>> BEGIN Source material

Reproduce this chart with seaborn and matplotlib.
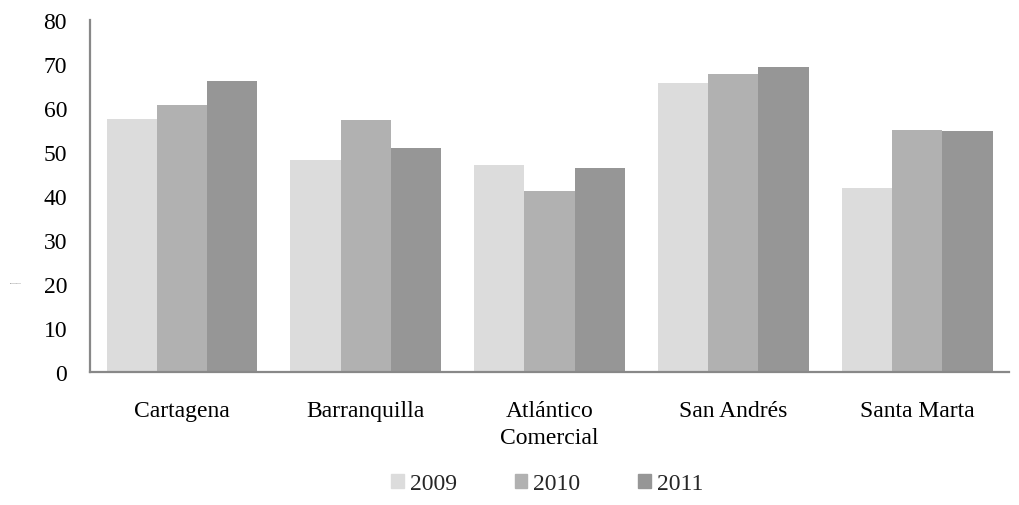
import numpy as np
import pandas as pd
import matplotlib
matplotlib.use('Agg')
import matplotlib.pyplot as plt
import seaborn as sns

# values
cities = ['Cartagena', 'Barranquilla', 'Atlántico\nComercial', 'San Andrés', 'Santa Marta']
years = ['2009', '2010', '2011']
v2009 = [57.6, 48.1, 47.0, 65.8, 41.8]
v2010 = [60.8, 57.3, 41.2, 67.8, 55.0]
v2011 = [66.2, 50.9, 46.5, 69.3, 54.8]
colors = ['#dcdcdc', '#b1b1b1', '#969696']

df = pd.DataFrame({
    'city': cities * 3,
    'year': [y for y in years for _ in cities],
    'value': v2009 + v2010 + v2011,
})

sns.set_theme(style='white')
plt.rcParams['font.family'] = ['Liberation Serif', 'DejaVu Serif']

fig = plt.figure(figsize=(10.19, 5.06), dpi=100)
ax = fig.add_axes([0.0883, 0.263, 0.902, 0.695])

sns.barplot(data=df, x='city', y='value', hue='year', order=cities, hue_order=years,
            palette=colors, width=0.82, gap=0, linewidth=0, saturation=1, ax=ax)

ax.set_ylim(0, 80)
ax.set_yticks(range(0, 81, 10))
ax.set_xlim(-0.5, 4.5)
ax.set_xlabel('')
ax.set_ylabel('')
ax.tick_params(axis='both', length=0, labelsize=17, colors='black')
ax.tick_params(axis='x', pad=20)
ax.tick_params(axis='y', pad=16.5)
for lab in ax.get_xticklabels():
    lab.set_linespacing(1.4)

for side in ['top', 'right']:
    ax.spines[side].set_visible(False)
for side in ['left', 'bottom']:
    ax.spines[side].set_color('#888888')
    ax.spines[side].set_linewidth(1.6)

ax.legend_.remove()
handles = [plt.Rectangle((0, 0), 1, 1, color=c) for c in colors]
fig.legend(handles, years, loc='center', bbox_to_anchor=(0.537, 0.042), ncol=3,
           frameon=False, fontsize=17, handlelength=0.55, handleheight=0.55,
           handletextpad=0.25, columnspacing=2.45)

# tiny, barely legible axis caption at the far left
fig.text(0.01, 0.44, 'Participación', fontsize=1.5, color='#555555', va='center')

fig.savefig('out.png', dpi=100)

>> END Source material

Written request
Find and copy each line above that includes the string "seaborn".

Solution to this task
Reproduce this chart with seaborn and matplotlib.
import seaborn as sns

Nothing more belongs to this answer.